Question

How do you write the equation of the circle in standard form ${{x}^{2}}+{{y}^{2}}-6x+4y-3=0$ ?

Answer 1

Hint: We are given an equation of a circle as ${{x}^{2}}+{{y}^{2}}-6x+4y-3=0$
We have to find the equation of the circle in standard form. A standard form is given as ${{\left( x-h \right)}^{2}}+{{\left( y-k \right)}^{2}}={{r}^{2}}$ where $\left( h,k \right)$ is centre and ‘r’ is radius. We will use completing the square method to convert ${{x}^{2}}+{{y}^{2}}-6x+4y-3=0$ into standard form. We will complete the square and the equation will be transformed in standard form.

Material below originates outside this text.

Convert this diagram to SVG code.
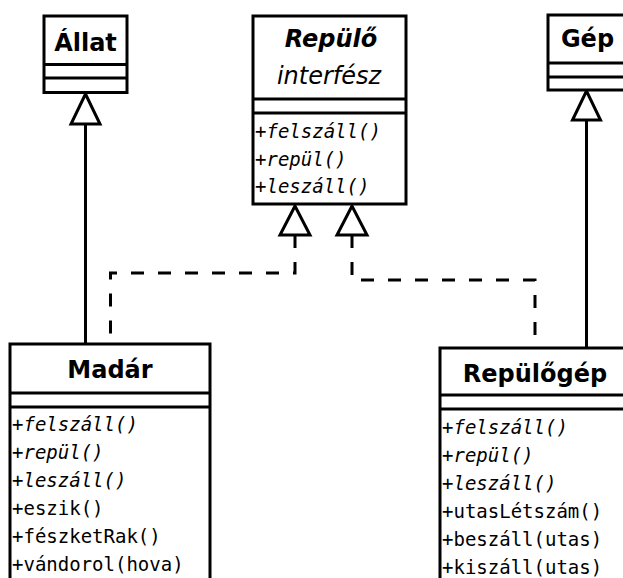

Complete step-by-step solution:
We are given an equation of the circle as ${{x}^{2}}+{{y}^{2}}-6x+4y-3=0$.
We have to convert this into standard form
Standard form of the circle is given as –
${{\left( x-h \right)}^{2}}+{{\left( y-k \right)}^{2}}={{r}^{2}}$ where $\left( h,k \right)$ is centre of circle.
We will use completing the square method to change into ${{\left( x-h \right)}^{2}}$ and ${{\left( y-k \right)}^{2}}$ so that given equation ${{x}^{2}}+{{y}^{2}}-6x+4y-3=0$ transform to standard form.
Now, we have –
${{x}^{2}}+{{y}^{2}}-6x+4y-3=0$
Adding ‘3’ on both side and simplifying we get –
${{x}^{2}}+{{y}^{2}}-6x+4y=3$
Now in ${{x}^{2}}-6x$ to make a complete square we need to find the perfect number which when added will complete our square
Similarly of ${{y}^{2}}+4y$
So, ${{x}^{2}}-2\times 3x+{{y}^{2}}+2\times 2\times y=3$
So we add ${{3}^{2}}$ and also we add ${{2}^{2}}$ on both side so we get –
${{x}^{2}}-2\times 3\times x+{{3}^{2}}+{{y}^{2}}+2\times 2\times y+{{2}^{2}}=3+{{3}^{2}}+{{2}^{2}}$
Now as ${{x}^{2}}+{{3}^{2}}-2\times 3x={{\left( x-3 \right)}^{2}}$ and ${{y}^{2}}+{{2}^{2}}+2\times 2\times y={{\left( y+2 \right)}^{2}}$
so, we get –
${{\left( x-3 \right)}^{2}}+{{\left( y+2 \right)}^{2}}=3+9+4\text{ }\left[ \text{as }{{3}^{2}}=9\text{ and }4={{2}^{2}} \right]$
Simplifying, we get –
${{\left( x-3 \right)}^{2}}+{{\left( y+2 \right)}^{2}}=16$
Now as $16={{4}^{2}}$ and $y+2=\left( y-\left( -2 \right) \right)$ so we get –
${{\left( x-3 \right)}^{2}}+{{\left( y-\left( -2 \right) \right)}^{2}}={{4}^{2}}$
So we get our standard equation of circle as ${{\left( x-3 \right)}^{2}}+{{\left( y-\left( -2 \right) \right)}^{2}}={{4}^{2}}$ .

Note: While solving the square we can add things to both sides as it won't affect the equation, if we just add it to one side then the equation we get will be incorrect. Also $y-\left( -2 \right)=y+2$ because we know that the product of ‘2 negatives’ is positive.